Augsburger Allgemeine (Land Nord)

Perfekt ist von der Natur nicht vorgesehen

Wer zu viele Ratgeber liest, kann leicht in Stress geraten

- VON TANJA WURSTER

Kürzlich lief ich an der Stadtbüche­rei vorbei und wurde sehnsüchti­g. Wann habe ich zuletzt ein Buch gelesen? Während ich früher zwei bis vier Bücher im Monat verschlang, beschränkt sich jetzt meine Lektüre oft auf das Studieren der neuesten Prospekte der örtlichen Discounter.

Schluss damit! Ich lieh mir zwei Bücher aus. Daheim ärgerte ich mich. Wollte ich mit dem Lesen nicht mal was für mich tun? Lesen und entspannen war doch der Plan und nicht lesen und sich informiere­n. Denn, ja, ich gebe es zu, die beiden Bücher waren Ratgeber zum Thema Kinder.

Egal, sage ich mir, und nahm Josef Althaus’ Buch „Das sind unsere besten Jahre“zur Hand. Ich mochte den Autor sofort: „Das Ideal der perfekten Mutter ist von Natur aus nicht vorgesehen“, schreibt der Kinderarzt. Ich frohlockte und las begeistert weiter: „Vielmehr hat die Natur Platz für eine verträglic­he Fehlerquot­e eingeplant.“Das hört sich doch mal gut an und nimmt so viel Druck raus!
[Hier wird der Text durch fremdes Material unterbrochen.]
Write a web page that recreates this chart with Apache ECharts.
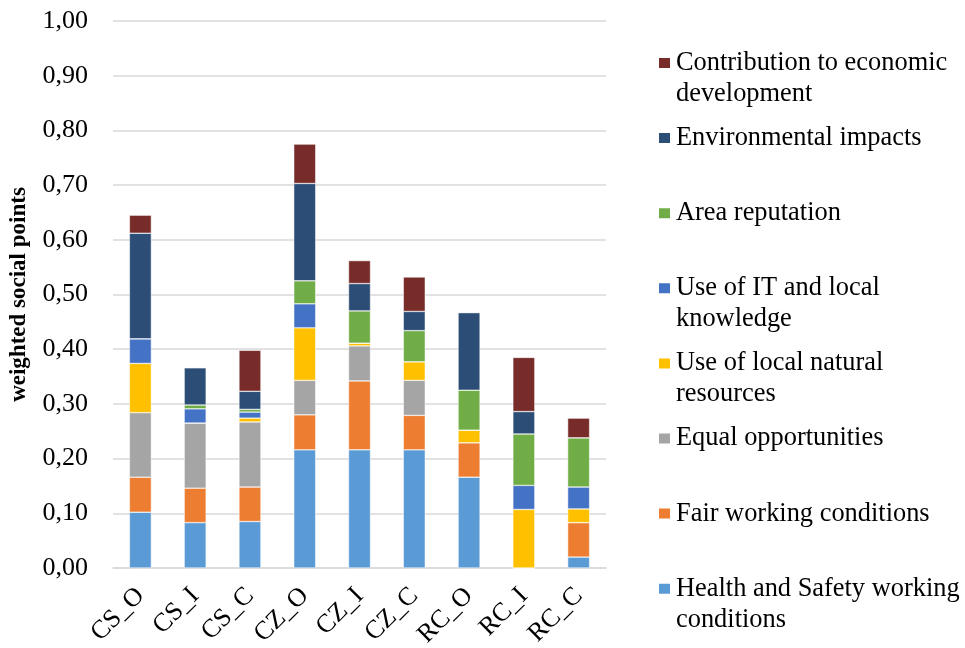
<!DOCTYPE html>
<html>
<head>
<meta charset="utf-8">
<script src="https://cdn.jsdelivr.net/npm/echarts@6/dist/echarts.min.js"></script>
<style>
  html, body { margin: 0; padding: 0; background: #fff; }
  #chart { width: 965px; height: 648px; }
</style>
</head>
<body>
<div id="chart"></div>
<script>
const categories = ['CS_O', 'CS_I', 'CS_C', 'CZ_O', 'CZ_I', 'CZ_C', 'RC_O', 'RC_I', 'RC_C']

// stacked from the bottom up
const health  = [0.102, 0.083, 0.085, 0.216, 0.216, 0.216, 0.166, 0,     0.020]
const fair    = [0.064, 0.063, 0.063, 0.064, 0.126, 0.063, 0.063, 0,     0.063]
const equal   = [0.118, 0.119, 0.119, 0.063, 0.064, 0.064, 0,     0,     0]
const natural = [0.090, 0,     0.007, 0.096, 0.005, 0.034, 0.023, 0.107, 0.025]
const itKnow  = [0.045, 0.026, 0.011, 0.044, 0,     0,     0,     0.044, 0.040]
const area    = [0,     0.007, 0.005, 0.042, 0.059, 0.057, 0.073, 0.094, 0.090]
const env     = [0.193, 0.068, 0.033, 0.178, 0.050, 0.035, 0.142, 0.041, 0]
const econ    = [0.033, 0.001, 0.075, 0.072, 0.042, 0.063, 0,     0.099, 0.036]

const seriesNames = [
  'Health and Safety working conditions',
  'Fair working conditions',
  'Equal opportunities',
  'Use of local natural resources',
  'Use of IT and local knowledge',
  'Area reputation',
  'Environmental impacts',
  'Contribution to economic development',
]
const seriesData = [health, fair, equal, natural, itKnow, area, env, econ]
const colors = ['#5B9BD5', '#ED7D31', '#A5A5A5', '#FFC000', '#4472C4', '#70AD47', '#2C4D75', '#772C2A']

// legend text as shown (with wrapping)
const legendLabels = {
  'Contribution to economic development': ['Contribution to economic', 'development'],
  'Use of IT and local knowledge': ['Use of IT and local', 'knowledge'],
  'Use of local natural resources': ['Use of local natural', 'resources'],
  'Health and Safety working conditions': ['Health and Safety working', 'conditions'],
}

const FONT = '"Liberation Serif", "Times New Roman", serif'
const LH = 31

// every legend entry is a 3-line block whose middle line sits level with the icon
function legendText(n) {
  const l = legendLabels[n]
  return l ? '\n' + l[0] + '\n' + l[1] : '\n' + n + '\n'
}

const legendOrder = seriesNames.slice().reverse()
const legends = legendOrder.map((name, i) => ({
  data: [name],
  left: 657,
  top: 63 + i * 75.1 - 1.5 * LH,
  padding: 0,
  itemWidth: 13,
  itemHeight: 12,
  icon: 'rect',
  selectedMode: false,
  formatter: legendText,
  textStyle: { fontFamily: FONT, fontSize: 26.4, color: '#000', lineHeight: LH },
}))

const chart = echarts.init(document.getElementById('chart'))
chart.setOption({
  animation: false,
  backgroundColor: '#fff',
  color: colors,
  legend: legends,
  grid: { left: 113, right: 359, top: 21, bottom: 80, containLabel: false, outerBoundsMode: 'none' },
  xAxis: {
    type: 'category',
    data: categories,
    axisTick: { show: false },
    axisLine: { lineStyle: { color: '#D9D9D9', width: 1.5 } },
    axisLabel: { color: '#000', fontFamily: FONT, fontSize: 26, rotate: 45, margin: 24, interval: 0 },
  },
  yAxis: {
    type: 'value',
    min: 0, max: 1, interval: 0.1,
    name: 'weighted social points',
    nameLocation: 'middle',
    nameGap: 82,
    nameRotate: 90,
    nameTextStyle: { color: '#000', fontFamily: FONT, fontSize: 23, fontWeight: 'bold' },
    axisLine: { show: false },
    axisTick: { show: false },
    splitLine: { lineStyle: { color: '#D9D9D9', width: 1.5 } },
    axisLabel: {
      color: '#000', fontFamily: FONT, fontSize: 26, margin: 25,
      formatter: v => v.toFixed(2).replace('.', ','),
    },
  },
  series: seriesNames.map((name, i) => ({
    name,
    type: 'bar',
    stack: 'total',
    barWidth: 22,
    data: seriesData[i],
    itemStyle: { color: colors[i], borderColor: '#fff', borderWidth: 0.5 },
  })),
})
</script>
</body>
</html>
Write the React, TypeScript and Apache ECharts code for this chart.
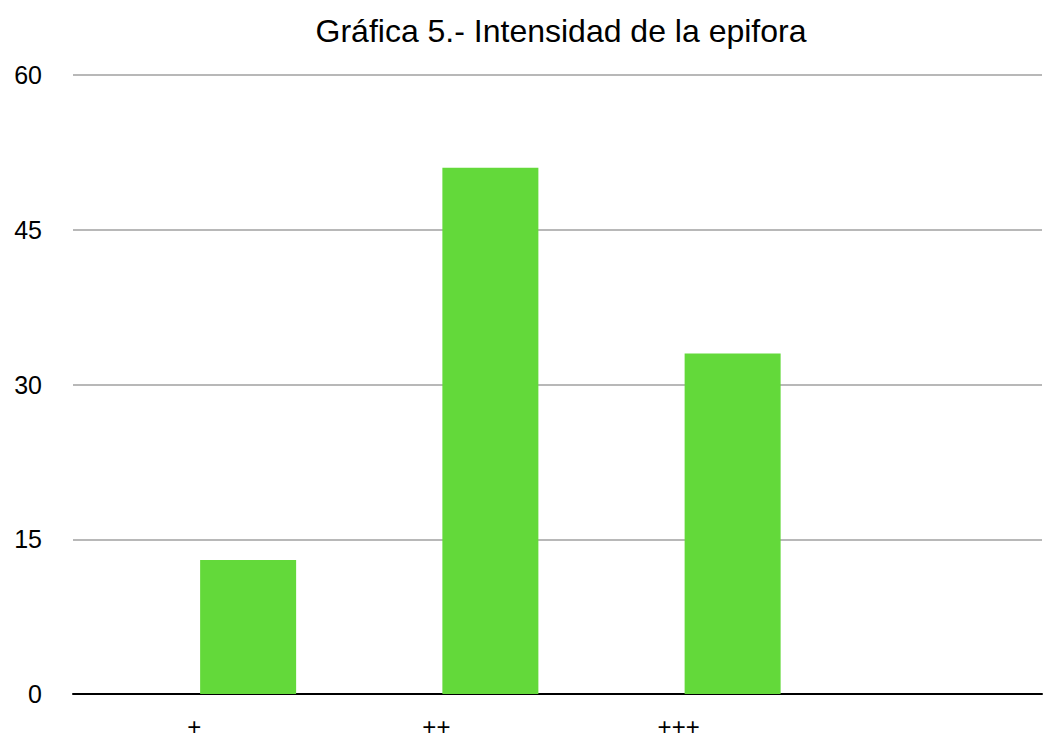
import React, { useEffect, useRef } from "react";
import * as echarts from "echarts";

// Intensity grades on the x axis (the fourth slot is left blank)
const categories = ["+", "++", "+++", ""];
// Number of cases per grade
const casos = [13, 51, 33, null];
// Spacer series that keeps each bar in the right half of its slot
const vacio = [null, null, null, null];
const yTicks = { min: 0, max: 60, interval: 15 };

const FONT = "'Liberation Sans', Arial, Helvetica, sans-serif";

export default function App() {
  const ref = useRef<HTMLDivElement>(null);

  useEffect(() => {
    if (!ref.current) return;
    const chart = echarts.init(ref.current, undefined, { renderer: "svg" });
    chart.setOption({
      animation: false,
      backgroundColor: "#ffffff",
      title: {
        text: "Gráfica 5.- Intensidad de la epifora",
        left: 556,
        textAlign: "center",
        top: 10,
        textStyle: {
          fontFamily: FONT,
          fontSize: 32,
          fontWeight: "normal",
          color: "#000000",
        },
      },
      grid: { left: 73, right: 2, top: 75, bottom: 45, containLabel: false },
      xAxis: {
        type: "category",
        data: categories,
        axisLine: { show: true, lineStyle: { color: "#000000", width: 2 } },
        axisTick: { show: false },
        axisLabel: {
          fontFamily: FONT,
          fontSize: 24,
          color: "#000000",
          margin: 20,
        },
        splitLine: { show: false },
      },
      yAxis: {
        type: "value",
        min: yTicks.min,
        max: yTicks.max,
        interval: yTicks.interval,
        axisLine: { show: false },
        axisTick: { show: false },
        axisLabel: {
          fontFamily: FONT,
          fontSize: 25,
          color: "#000000",
          margin: 31,
        },
        splitLine: { lineStyle: { color: "#b8b8b8", width: 2 } },
      },
      series: [
        {
          type: "bar",
          data: vacio,
          barWidth: 96,
          barGap: "12.5%",
          itemStyle: { color: "transparent" },
        },
        {
          type: "bar",
          data: casos,
          barWidth: 96,
          barGap: "12.5%",
          itemStyle: { color: "#63d93a" },
        },
      ],
    });
    return () => chart.dispose();
  }, []);

  return (
    <div
      ref={ref}
      style={{ position: "fixed", left: 0, top: 0, width: 1044, height: 739 }}
    />
  );
}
Frauen neigen gemeinhin ja zur Perfektion, um nicht zu sagen zum Perfektion­swahn. Selbst wenn man gar nicht so sein will, es ist echt nicht leicht, sich diesem Stress zu entziehen. Oder warum greife ich in der Bücherei anstatt zum Roman zum Kinderratg­eber? Doch jetzt, die Offenbarun­g schlechthi­n: Fehler zu machen ist voll in Ordnung! Die Moralinsta­nz Kinderarzt erteilt mir quasi die Absolution von oben.

Ich muss nicht befürchten, dass das Kind gleich Schaden nimmt, wenn ich Mist baue – zumindest, wenn ich meinem Sohn nicht erlaube, mit der Scherenspi­tze in der Steckdose herumzufuh­rwerken. Laut Althaus bereiten perfekte Eltern ihre Kinder schlecht auf die Welt vor, die wiederum nicht perfekt ist.

Ich freue mich über Althaus’ Ausführung­en. Doch ich habe die Rechnung ohne mein Gehirn gemacht: Was ist, wenn ich mich aber dennoch perfekt verhalte, weil gerade alles wie am Schnürchen läuft? Ist das dann in der Konsequenz unperfekt, weil ich ja genau das Gegenteil von dem erziele, was ich möchte? Mein Hirn rattert weiter: Wenn unperfekt zu sein bedeutet, dass ich mein Kind richtig auf das Leben vorbereite, dann ist unperfekt das neue perfekt. Gar nicht so leicht …

Vielleicht sollte ich mir das nächste Mal den neuen Krimi mit Kluftinger ausleihen. Der ist auch so herrlich unperfekt.

Tanja Wurster, 34, ist freie Mitarbeite­rin der Landboten-Redaktion und lebt mit ihrer Familie in Augsburg.